An insurance industry spokesman, Dr. Donald Young, medical director of the Health Insurance Association of America, said that guidelines for coverage should be re-examined, but that it would be premature to change the rules until experts can assess all the information.

Dr. David A. Lieberman, director of one of the studies and chief of gastroenterology at Oregon Health Sciences University in Portland, said, "These data do support offering colonoscopy as a screening option."

Dr. Robert Smith, director of cancer screening for the American Cancer Society, said that patients should consider the findings, but added that "quite a lot more needs to be learned about implementing it at the community level in terms of cost, safety and acceptability before we could recommend it as routine."

Dr. Barnett Kramer, senior medical scientist in the division of cancer prevention at the National Cancer Institute, said, "This is important enough information from both of these studies that it should be incorporated into the discussion with people who are pursuing their options about screening."

But Dr. Kramer was also cautious about offering a blanket recommendation that everyone 50 and older have the test. For one thing, he said, the studies were not designed to determine whether colonoscopy actually prevented deaths from colorectal cancer. In addition, colonoscopy has a low but slightly higher risk than sigmoidoscopy of causing bleeding or injuring the colon, he said.

In Dr. Lieberman's study, 10 patients out of 3,121 (0.3 percent) had serious complications, including 6 cases of bleeding and 1 heart attack.

In addition, colonoscopy, unlike sigmoidoscopy, often requires sedation, which can have side effects and means that patients cannot drive themselves home after the procedure. Some people, given the nature of the test, prefer sedation.

Dr. Kramer also said that it would not be possible now to offer colonoscopy to everyone 50 and older, because the test has to be performed by a specialist in gastroenterology, and there are not enough specialists to go around. Dr. Smith agreed, and added that it was important to ensure that specialists were available to perform the test on high-risk patients who need it most. Unlike colonoscopy, sigmoidoscopy can be done by a family practitioner, internist or nurse practitioner.

Despite their potential to save lives, the screening tests for colon cancer are not popular: all adults 50 and older are candidates for a screening, but fewer than a third are tested.

In addition to the unpleasant aspects of the tests, most patients dread the preparation, which involves cleaning out the colon. Sigmoidoscopy requires enemas, and colonoscopy requires a liquid diet for 1 to 3 days until the night before the test, when patients must drink a powerful laxative solution that purges the colon.

"The statistics on compliance with colon cancer screening represent a tragedy," Dr. Lieberman said. "They are much lower than for breast and cervical cancer, and yet colon cancer kills far more people and is far more preventable. But we don't like conversations about our bowels. There's been a problem with patients requesting screening and with physicians offering it. A Gallup poll of the public last year said that 80 to 90 percent said their doctors had not talked to them about colon cancer screening."
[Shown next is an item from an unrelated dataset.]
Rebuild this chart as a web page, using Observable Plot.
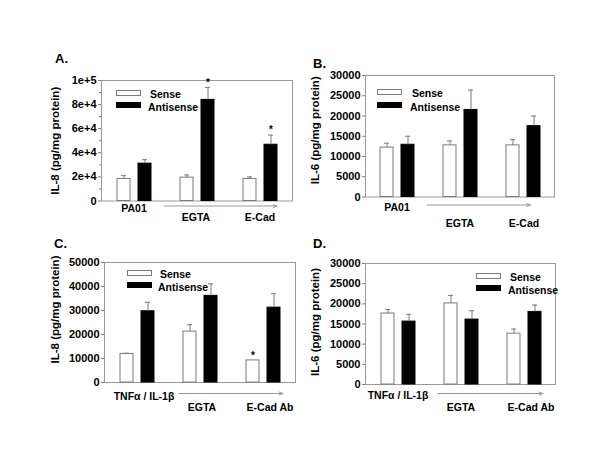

Dr. Lieberman and his team conducted their study at 13 Veterans Affairs medical centers, performing colonoscopy on 3,121 patients ages 50 to 75, with an average age of 62.9 years; 96.8 percent were male, and 83.6 percent were white. One percent of the patients had cancer, and 10 percent had growths in the colon that Dr. Lieberman called "serious," meaning abnormalities that could turn cancerous. Patients with growths in the lower part of the colon -- the part reached by sigmoidoscopy -- were more likely than those with no growths in that region to have abnormalities higher up in the colon as well. But 66 with healthy tissue below had dangerous growths above, which would have gone undetected if those patients had been given only sigmoidoscopy.

Findings were similar in the second study, directed by Dr. Thomas F. Imperiale, of the Indiana University Medical Center in Indianapolis. That study included nearly 2,000 healthy patients screened by colonoscopy.